Interior designer Alexandra Rae predicts a surge of interest in two surprising spaces.
COVID-19 has robbed us of many things this year, but few pleasures have been as wildly different as the experience of dining out at restaurants or drinking in bars. Even with SoCal’s extra months of warm weather that allow for safer ways to imbibe in the outdoor spaces of our favorite spots, big group gatherings are out, masks stay on and, well, viral risks do remain. So perhaps its no surprise that a growing desire to re-create the feel of a restaurant or bar at home is a trend that some designers are seeing arise in real time. Alexandra Rae is one of them.
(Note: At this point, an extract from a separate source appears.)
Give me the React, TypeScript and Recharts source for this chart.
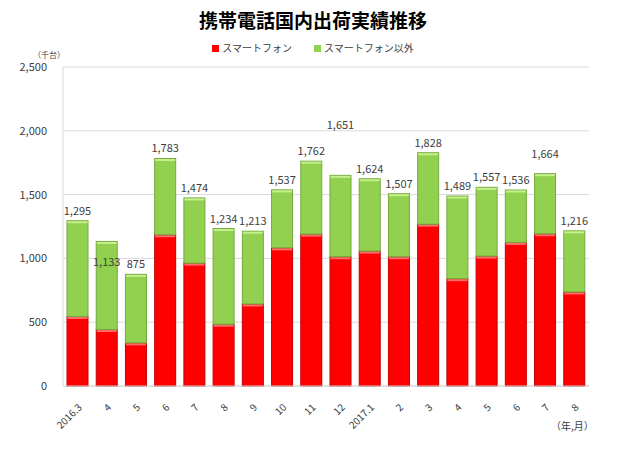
import { BarChart, Bar, XAxis, YAxis, CartesianGrid, LabelList } from "recharts";

const months = [
  "2016.3", "4", "5", "6", "7", "8", "9", "10", "11", "12",
  "2017.1", "2", "3", "4", "5", "6", "7", "8",
];
const smartphone = [545, 443, 338, 1185, 963, 484, 643, 1083, 1190, 1013, 1057, 1013, 1268, 841, 1018, 1125, 1193, 737];
const totals = [1295, 1133, 875, 1783, 1474, 1234, 1213, 1537, 1762, 1651, 1624, 1507, 1828, 1489, 1557, 1536, 1664, 1216];
const yTicks = [0, 500, 1000, 1500, 2000, 2500];

const data = months.map((m, i) => ({
  month: m,
  smart: smartphone[i],
  other: totals[i] - smartphone[i],
  total: totals[i],
}));

// label nudges as placed in the original sheet
const labelShift: Record<number, number> = { 1: 31, 9: -40, 16: -10 };

const FONT = "'Noto Sans CJK JP', 'Open Sans', sans-serif";

function Shaded(props: any) {
  const { x, y, width, height, fill, stroke, light } = props;
  if (!height || height <= 0) return null;
  return (
    <g>
      <rect x={x} y={y} width={width} height={height} fill={fill} stroke={stroke} strokeWidth={1} />
      <rect x={x + 0.5} y={y + 0.5} width={width - 1} height={2} fill={light} />
    </g>
  );
}

function MonthTick(props: any) {
  const { x, y, payload } = props;
  return (
    <text
      x={x + 5}
      y={y + 14}
      textAnchor="end"
      transform={`rotate(-45 ${x + 5} ${y + 14})`}
      fontSize={10}
      fill="#404040"
      fontFamily={FONT}
    >
      {payload.value}
    </text>
  );
}

function TotalLabel(props: any) {
  const { x, y, width, index } = props;
  const t = totals[index];
  const dy = labelShift[index] ?? 0;
  return (
    <text
      x={x + width / 2}
      y={y - 6 + dy}
      textAnchor="middle"
      fontSize={11}
      fill="#404040"
      fontFamily={FONT}
    >
      {t.toLocaleString("en-US")}
    </text>
  );
}

export default function App() {
  return (
    <div
      style={{
        position: "relative",
        width: 624,
        height: 467,
        margin: -8,
        border: "1px solid #d0d0d0",
        background: "#fff",
        fontFamily: FONT,
      }}
    >
      <div style={{ position: "absolute", top: 5, left: 0, width: 624, textAlign: "center", fontSize: 19, fontWeight: 700, color: "#000" }}>
        携帯電話国内出荷実績推移
      </div>
      <div style={{ position: "absolute", top: 40, left: 0, width: 624, display: "flex", justifyContent: "center", gap: 22, fontSize: 10, lineHeight: "14px", color: "#404040" }}>
        <span style={{ display: "flex", alignItems: "center" }}>
          <span style={{ width: 7, height: 7, background: "#ff0000", marginRight: 3 }} />
          スマートフォン
        </span>
        <span style={{ display: "flex", alignItems: "center" }}>
          <span style={{ width: 7, height: 7, background: "#92d050", marginRight: 3 }} />
          スマートフォン以外
        </span>
      </div>
      <div style={{ position: "absolute", top: 49, left: 32, fontSize: 8, lineHeight: "9px", color: "#404040" }}>（千台）</div>
      <div style={{ position: "absolute", top: 419, left: 550, fontSize: 10, lineHeight: "12px", color: "#404040" }}>（年,月）</div>
      <BarChart
        width={624}
        height={467}
        data={data}
        margin={{ top: 66, right: 36, bottom: 32, left: 7 }}
        barSize={21}
      >
        <CartesianGrid vertical={false} stroke="#d9d9d9" />
        <XAxis
          dataKey="month"
          interval={0}
          tick={<MonthTick />}
          tickLine={false}
          axisLine={{ stroke: "#d9d9d9" }}
          height={50}
        />
        <YAxis
          domain={[0, 2500]}
          ticks={yTicks}
          width={55}
          tickLine={false}
          tickMargin={10}
          axisLine={{ stroke: "#d9d9d9" }}
          tick={{ fontSize: 11, fill: "#404040", fontFamily: FONT }}
          tickFormatter={(v: number) => v.toLocaleString("en-US")}
        />
        <Bar
          dataKey="smart"
          stackId="a"
          fill="#ff0000"
          isAnimationActive={false}
          shape={<Shaded stroke="#c00000" light="#ff6b6b" />}
        />
        <Bar
          dataKey="other"
          stackId="a"
          fill="#92d050"
          isAnimationActive={false}
          shape={<Shaded stroke="#77a83c" light="#c4f08e" />}
        >
          <LabelList dataKey="total" content={<TotalLabel />} />
        </Bar>
      </BarChart>
    </div>
  );
}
“I’ve had so many more requests for bars—and for more entertaining spaces in general—but specifically bars,” the Westlake Village-based interior designer notes. “At a house I just installed, we gutted the living room and built a massive wall of cabinetry and a bar top height island, all lacquered in a dark teal.”
Rae, known for her ability to create timeless rooms by blending traditional lines with modern pieces, believes that many of us are so actively missing the act of dressing up to go out that we’re seeking new ways to recreate the experience in private. “I think there will be a return to formality—and not super stuffy formality, but to sit-down dinners instead of casual BBQs or just eating at the kitchen island,” she says. “My parents always had people over for nice dinners and they threw cocktail parties at home. I think we’ve gone away from that in recent years. And I think we’ll start to see a return to home entertaining on a more formal level.”
Dining rooms are another space Rae predicts will grow in popularity. And she’s probably onto something. Even pre-COVID, Lonny declared the dining room as 2020’s comeback kid, citing design startup Modsy’s recorded 156 percent increase in dining room designs between 2018 and 2019. Rae believes that design fatigue with great rooms and open floor plans is another contributing factor driving an interest in more walls. “I’m seeing more distinctions in living areas and separation of spaces, like proper dining rooms where the kitchen can be closed off,” she says. “Maybe the caterers are in the kitchen, out of sight, and people are having cocktails there. It’s old-school entertaining.”
Of course, the pandemic has made space a premium in homes, so there’s also a movement to make the dining room more multi-functional—rather than the place utilized only when the occasion calls for fine china. Multiple designers interviewed in a recent Home Accents Today survey called out dining rooms as key multitaskers: As work spaces for kids, as potential convertible home offices and as places with the potential to make at-home entertaining even better. It’s only practical, between kids’ Zoom schooling and so many adults working from home.
Rae is right in the midst of that world herself, with three kids, and she often works from home. But even though her regular design work hasn’t slowed this year, she’s found time for a pandemic project. She’s launching her own online boutique with custom furniture, her own line of textiles and dozens of one-of-a-kind pieces. “It's basically like bringing my own personal Pinterest board to life, it's a glimpse into my head,” she says. “It came out of this need to say, ‘Look at this gorgeous antique I found! Look at this beautiful painting I picked up for a client that didn’t work!’ I get so excited over beautiful finds.”
Her web store is slated to launch next spring (and her goal is to have it live by her April birthday). “Being in the workroom is what I love the most, like the crafting of tiny design details, and just being able to design exactly what I want to use. That’s what pushed me to do this,” she says.
We’ll be watching and waiting—both for her online shop and to see if her bold predictions for the home come true.